The Supreme Court held that the requirement of reasons in Section 31(3) meant that the reasoning should be intelligible and adequate. The court also held that in addition to intelligibility and adequacy, a reasoned award should be proper. However, the court took pains to clarify that propriety or pervasity in the reasoning of the award should be judged "strictly on the grounds provided in Section 34".

On intelligibility, the court held that if the award suffers from unintelligibility, it is "equivalent of providing no reasons at all". 

On adequacy, the court stated that the validity of the award should be tested on the touchstone of "degree of particularity of reasoning having regard to the nature of issues" that the tribunal had to decide. The court was not in favour of any precise formulation of the concept of "degree of particularity" but clarified that even if "there were gaps in the reasoning for the conclusions reached by the Tribunal, the Court needs to have regard to the documents submitted by the parties and the contentions" so as to ensure that "awards with inadequate reasons are not set aside in a casual and cavalier manner".

Distinguishing between the tests for setting aside the award suffering from inadequacy of reasoning and unintelligibility, the court held that unlike inadequacy in reasoning, even "ordinarily unintelligible awards" could be set aside, the only restriction being where parties agree that no reasoning is required. 

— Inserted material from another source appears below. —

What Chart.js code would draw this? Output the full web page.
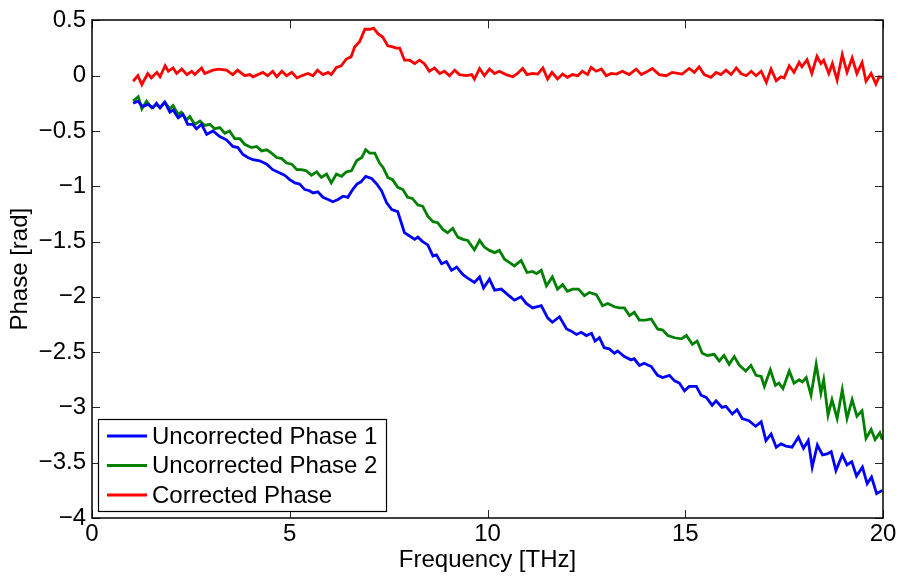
<!DOCTYPE html>
<html>
<head>
<meta charset="utf-8">
<script src="https://cdn.jsdelivr.net/npm/chart.js@4.4.0/dist/chart.umd.min.js"></script>
<style>
  html, body { margin: 0; padding: 0; background: #fff; }
  #wrap { width: 900px; height: 577px; }
</style>
</head>
<body>
<div id="wrap"><canvas id="phaseChart" width="900" height="577"></canvas></div>
<script>
// Datos (frecuencia en THz, fase en rad)
const freqU1 = [1.04,1.16,1.28,1.41,1.54,1.63,1.72,1.84,1.97,2.05,2.18,2.30,2.42,2.55,2.64,2.77,2.90,3.06,3.23,3.40,3.56,3.69,3.81,3.94,4.07,4.24,4.42,4.57,4.75,4.87,5.00,5.13,5.25,5.38,5.50,5.59,5.71,5.84,5.97,6.09,6.22,6.35,6.47,6.59,6.70,6.80,6.92,7.07,7.20,7.32,7.45,7.58,7.73,7.82,7.90,8.03,8.16,8.24,8.36,8.49,8.62,8.71,8.84,8.96,9.09,9.22,9.38,9.50,9.67,9.80,9.90,10.05,10.18,10.35,10.51,10.68,10.85,10.98,11.14,11.36,11.52,11.64,11.82,12.00,12.12,12.25,12.37,12.50,12.63,12.72,12.83,12.95,13.08,13.21,13.29,13.46,13.63,13.71,13.84,13.96,14.14,14.30,14.43,14.60,14.73,14.85,14.98,15.10,15.28,15.40,15.53,15.68,15.78,15.93,16.03,16.19,16.31,16.44,16.61,16.78,16.92,17.04,17.17,17.30,17.42,17.55,17.70,17.86,17.99,18.11,18.21,18.34,18.47,18.59,18.69,18.81,18.97,19.09,19.21,19.33,19.48,19.60,19.71,19.84,19.98];
const phaseU1 = [-0.25,-0.23,-0.28,-0.26,-0.29,-0.25,-0.29,-0.24,-0.33,-0.31,-0.38,-0.35,-0.44,-0.44,-0.48,-0.44,-0.53,-0.50,-0.55,-0.58,-0.64,-0.65,-0.71,-0.74,-0.76,-0.77,-0.80,-0.85,-0.88,-0.90,-0.94,-0.97,-0.98,-1.03,-1.04,-1.06,-1.05,-1.10,-1.12,-1.14,-1.12,-1.09,-1.10,-1.03,-0.98,-0.96,-0.91,-0.93,-0.98,-1.04,-1.15,-1.21,-1.23,-1.33,-1.42,-1.45,-1.48,-1.46,-1.50,-1.53,-1.63,-1.62,-1.70,-1.68,-1.76,-1.73,-1.80,-1.83,-1.87,-1.82,-1.92,-1.84,-1.94,-1.93,-1.98,-2.03,-2.00,-2.06,-2.10,-2.08,-2.19,-2.23,-2.18,-2.29,-2.31,-2.34,-2.32,-2.35,-2.33,-2.40,-2.37,-2.46,-2.47,-2.51,-2.49,-2.54,-2.57,-2.56,-2.62,-2.60,-2.63,-2.71,-2.73,-2.71,-2.76,-2.78,-2.85,-2.81,-2.81,-2.89,-2.91,-2.98,-2.94,-3.00,-2.99,-3.06,-3.02,-3.10,-3.12,-3.17,-3.13,-3.30,-3.24,-3.36,-3.33,-3.35,-3.36,-3.27,-3.37,-3.30,-3.54,-3.34,-3.43,-3.42,-3.40,-3.57,-3.43,-3.52,-3.49,-3.62,-3.54,-3.69,-3.63,-3.78,-3.75];

const freqU2 = [1.04,1.17,1.26,1.38,1.51,1.63,1.72,1.84,1.97,2.05,2.18,2.26,2.39,2.47,2.60,2.73,2.85,2.98,3.10,3.23,3.36,3.48,3.61,3.74,3.86,4.03,4.16,4.29,4.42,4.54,4.67,4.80,4.92,5.05,5.18,5.30,5.42,5.55,5.68,5.80,5.93,6.05,6.18,6.31,6.43,6.56,6.69,6.82,6.92,7.02,7.15,7.27,7.36,7.48,7.60,7.73,7.86,7.98,8.10,8.24,8.36,8.49,8.62,8.74,8.87,8.99,9.12,9.25,9.38,9.50,9.67,9.80,9.92,10.05,10.18,10.30,10.43,10.56,10.68,10.85,11.00,11.14,11.24,11.36,11.49,11.64,11.77,11.90,12.02,12.15,12.30,12.45,12.58,12.75,12.91,13.04,13.21,13.33,13.46,13.59,13.71,13.84,14.00,14.14,14.30,14.43,14.56,14.73,14.90,15.03,15.18,15.30,15.43,15.56,15.73,15.86,15.98,16.11,16.24,16.37,16.53,16.66,16.79,16.92,17.00,17.15,17.28,17.37,17.47,17.63,17.75,17.88,17.96,18.06,18.18,18.31,18.43,18.50,18.61,18.71,18.84,18.97,19.09,19.22,19.34,19.47,19.57,19.70,19.80,19.92,19.98];
const phaseU2 = [-0.23,-0.19,-0.30,-0.23,-0.29,-0.26,-0.29,-0.24,-0.30,-0.27,-0.35,-0.33,-0.40,-0.37,-0.44,-0.41,-0.45,-0.44,-0.48,-0.47,-0.52,-0.50,-0.57,-0.57,-0.62,-0.65,-0.64,-0.68,-0.67,-0.70,-0.74,-0.75,-0.79,-0.80,-0.85,-0.85,-0.86,-0.90,-0.87,-0.92,-0.89,-0.97,-0.89,-0.91,-0.87,-0.86,-0.77,-0.74,-0.67,-0.70,-0.70,-0.79,-0.83,-0.92,-0.94,-1.01,-1.03,-1.10,-1.11,-1.17,-1.18,-1.27,-1.32,-1.33,-1.39,-1.42,-1.38,-1.46,-1.48,-1.49,-1.575,-1.49,-1.55,-1.58,-1.60,-1.58,-1.66,-1.69,-1.72,-1.67,-1.78,-1.77,-1.79,-1.76,-1.90,-1.82,-1.93,-1.89,-1.95,-1.93,-1.93,-1.99,-1.96,-1.98,-2.08,-2.06,-2.09,-2.10,-2.10,-2.17,-2.14,-2.21,-2.21,-2.20,-2.29,-2.30,-2.35,-2.37,-2.38,-2.35,-2.43,-2.40,-2.51,-2.53,-2.52,-2.58,-2.53,-2.61,-2.54,-2.62,-2.67,-2.62,-2.71,-2.72,-2.81,-2.66,-2.80,-2.78,-2.83,-2.67,-2.78,-2.75,-2.77,-2.73,-2.89,-2.61,-2.87,-2.75,-3.07,-2.93,-3.10,-2.84,-3.10,-2.93,-3.08,-3.03,-3.28,-3.20,-3.29,-3.23,-3.29];

const freqCorr = [1.04,1.16,1.26,1.41,1.50,1.64,1.72,1.85,1.93,2.05,2.14,2.27,2.40,2.52,2.60,2.77,2.85,3.06,3.20,3.40,3.56,3.68,3.86,3.99,4.07,4.32,4.44,4.57,4.67,4.80,4.92,5.05,5.18,5.30,5.46,5.59,5.70,5.84,5.97,6.05,6.18,6.30,6.43,6.55,6.64,6.77,6.90,7.02,7.12,7.23,7.35,7.48,7.60,7.70,7.78,7.90,8.03,8.16,8.28,8.40,8.53,8.66,8.79,8.91,9.04,9.17,9.29,9.47,9.60,9.67,9.80,9.92,10.05,10.18,10.30,10.47,10.64,10.76,10.89,11.00,11.14,11.27,11.40,11.52,11.63,11.77,11.90,12.02,12.15,12.28,12.40,12.53,12.62,12.75,12.88,13.00,13.13,13.26,13.41,13.58,13.76,13.89,14.05,14.17,14.34,14.52,14.67,14.92,15.10,15.23,15.35,15.48,15.65,15.78,15.90,16.03,16.16,16.29,16.41,16.54,16.67,16.79,16.92,17.05,17.17,17.30,17.42,17.50,17.63,17.75,17.88,17.95,18.08,18.20,18.33,18.43,18.50,18.63,18.72,18.84,18.97,19.09,19.22,19.34,19.47,19.57,19.70,19.82,19.90,19.98];
const phaseCorr = [-0.05,0.00,-0.08,0.02,-0.02,0.03,-0.01,0.09,0.04,0.07,0.02,0.06,0.01,0.04,0.01,0.07,0.02,0.05,0.06,0.05,0.01,0.05,0.00,0.01,-0.01,0.03,0.00,0.04,-0.01,0.04,0.00,0.03,-0.02,0.00,0.02,0.00,0.05,0.01,0.03,0.01,0.075,0.09,0.15,0.17,0.26,0.31,0.42,0.42,0.43,0.38,0.35,0.27,0.26,0.25,0.25,0.14,0.14,0.11,0.14,0.11,0.04,0.07,0.02,0.04,0.00,0.05,0.01,0.00,0.01,-0.03,0.065,0.00,0.06,0.02,0.04,0.01,-0.01,0.02,0.065,0.01,0.02,0.015,0.07,-0.03,0.03,-0.03,0.015,-0.015,0.01,0.00,0.04,0.01,0.075,0.04,0.06,0.00,0.02,0.015,0.04,0.01,0.06,0.01,0.04,0.065,0.01,0.00,0.03,0.015,0.065,0.03,0.08,0.01,-0.015,0.03,0.01,0.05,0.01,0.07,0.02,0.00,0.04,0.00,0.04,-0.06,0.06,-0.045,-0.01,-0.02,0.09,0.03,0.12,0.08,0.145,0.02,0.175,0.11,0.14,0.02,0.11,-0.04,0.19,0.03,0.16,0.02,0.12,-0.05,0.02,-0.075,-0.01,-0.015];

const xTicks = [0, 5, 10, 15, 20];
const yTicks = [-4, -3.5, -3, -2.5, -2, -1.5, -1, -0.5, 0, 0.5];

const FUENTE = '"Liberation Sans", Arial, Helvetica, sans-serif';
const TAM = 24;

// Combina frecuencia y fase en puntos {x, y}
function puntos(xs, ys) {
    return xs.map((x, i) => ({ x: x, y: ys[i] }));
}

// Ejes estilo MATLAB: caja y marcas hacia adentro, más la leyenda
const cajaMatlab = {
    id: 'cajaMatlab',
    afterDatasetsDraw(chart) {
        const ctx = chart.ctx;
        const a = chart.chartArea;
        const sx = chart.scales.x;
        const sy = chart.scales.y;
        const largo = 8;
        ctx.save();
        ctx.strokeStyle = '#262626';
        ctx.lineWidth = 1;
        xTicks.forEach(v => {
            const px = Math.round(sx.getPixelForValue(v)) + 0.5;
            ctx.beginPath();
            ctx.moveTo(px, a.bottom); ctx.lineTo(px, a.bottom - largo);
            ctx.moveTo(px, a.top); ctx.lineTo(px, a.top + largo);
            ctx.stroke();
        });
        yTicks.forEach(v => {
            const py = Math.round(sy.getPixelForValue(v)) + 0.5;
            ctx.beginPath();
            ctx.moveTo(a.left, py); ctx.lineTo(a.left + largo, py);
            ctx.moveTo(a.right, py); ctx.lineTo(a.right - largo, py);
            ctx.stroke();
        });
        ctx.strokeStyle = '#000';
        ctx.lineWidth = 1.5;
        ctx.strokeRect(Math.round(a.left), Math.round(a.top), Math.round(a.right - a.left), Math.round(a.bottom - a.top));

        // Leyenda abajo a la izquierda
        const lx = a.left + 6, ly = a.bottom - 99, lw = 288, lh = 92;
        ctx.fillStyle = '#fff';
        ctx.fillRect(lx, ly, lw, lh);
        ctx.strokeStyle = '#000';
        ctx.lineWidth = 1.2;
        ctx.strokeRect(lx + 0.5, ly + 0.5, lw, lh);
        ctx.font = TAM + 'px ' + FUENTE;
        ctx.textBaseline = 'middle';
        ctx.textAlign = 'left';
        chart.data.datasets.forEach((ds, i) => {
            const fy = ly + 17 + i * 29.5;
            ctx.strokeStyle = ds.borderColor;
            ctx.lineWidth = 3;
            ctx.beginPath();
            ctx.moveTo(lx + 9, fy); ctx.lineTo(lx + 49, fy);
            ctx.stroke();
            ctx.fillStyle = '#000';
            ctx.fillText(ds.label, lx + 54, fy + 1);
        });
        ctx.restore();
    }
};

function crearGrafica() {
    const ctx = document.getElementById('phaseChart').getContext('2d');
    new Chart(ctx, {
        type: 'line',
        data: {
            datasets: [
                { label: 'Uncorrected Phase 1', data: puntos(freqU1, phaseU1), borderColor: '#0000ff' },
                { label: 'Uncorrected Phase 2', data: puntos(freqU2, phaseU2), borderColor: '#008000' },
                { label: 'Corrected Phase', data: puntos(freqCorr, phaseCorr), borderColor: '#ff0000' }
            ]
        },
        options: {
            responsive: false,
            animation: false,
            parsing: false,
            layout: { padding: { top: 19, right: 17, left: 0, bottom: 0 } },
            elements: {
                line: { borderWidth: 2.8, tension: 0, fill: false },
                point: { radius: 0 }
            },
            plugins: { legend: { display: false }, tooltip: { enabled: false } },
            scales: {
                x: {
                    type: 'linear',
                    min: 0, max: 20,
                    afterFit: s => { s.height = 59; },
                    afterBuildTicks: s => { s.ticks = xTicks.map(v => ({ value: v })); },
                    grid: { display: false, drawTicks: false },
                    border: { display: false },
                    ticks: { color: '#000', font: { family: FUENTE, size: TAM }, padding: 2, maxRotation: 0 },
                    title: { display: true, text: 'Frequency [THz]', color: '#000', font: { family: FUENTE, size: TAM }, padding: { top: 0, bottom: 2 } }
                },
                y: {
                    type: 'linear',
                    min: -4, max: 0.5,
                    afterFit: s => { s.width = 92; },
                    afterBuildTicks: s => { s.ticks = yTicks.map(v => ({ value: v })); },
                    grid: { display: false, drawTicks: false },
                    border: { display: false },
                    ticks: {
                        color: '#000', font: { family: FUENTE, size: TAM }, padding: 6,
                        callback: v => String(v).replace('-', '\u2212')
                    },
                    title: { display: true, text: 'Phase [rad]', color: '#000', font: { family: FUENTE, size: TAM }, padding: { top: 6, bottom: 0 } }
                }
            }
        },
        plugins: [cajaMatlab]
    });
}

document.addEventListener('DOMContentLoaded', () => {
    crearGrafica();
});
</script>
</body>
</html>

These aspects have been dealt with in Paras 35 and 36 of the court's decision.

The court also provided guidance on how an award suffering from the aforesaid infirmities could be dealt with. The court stated that Section 34(4) can be used in cases where there is "complete pervasity in reasoning" (by which the award could be challenged under Section 34) so as to cure the defects (Para 38). Even so, the court did not want to apply the said provision on facts considering that it had taken 25 years for the adjudication of the dispute. On facts, the Supreme Court set aside the award for want of reasons. 

It is also to be noted that Section 34(4) can be used when there is a request from a party [See, Kinnari Mullick and Ors. vs. Ghanshyam Das Damani (20.04.2017 - SC) : MANU/SC/0514/2017]. The SC did not take the said decision into consideration. It should not be taken that the decision of the SC in the case under discussion in any away deviates from the requirements under Section 34(4) as clarified in Kinnari Mullick, where another three Judge Bench of the SC held:

"In any case, the limited discretion available to the Court Under Section 34(4) can be exercised only upon a written application made in that behalf by a party to the arbitration proceedings. It is crystal clear that the Court cannot exercise this limited power of deferring the proceedings before it suo moto. Moreover, before formally setting aside the award, if the party to the arbitration proceedings fails to request the Court to defer the proceedings pending before it, then it is not open to the party to move an application Under Section 34(4) of the Act. For, consequent to disposal of the main proceedings Under Section 34 of the Act by the Court, it would become functus officio. In other words, the limited remedy available Under Section 34(4) is required to be invoked by the party to the arbitral proceedings before the award is set aside by the Court."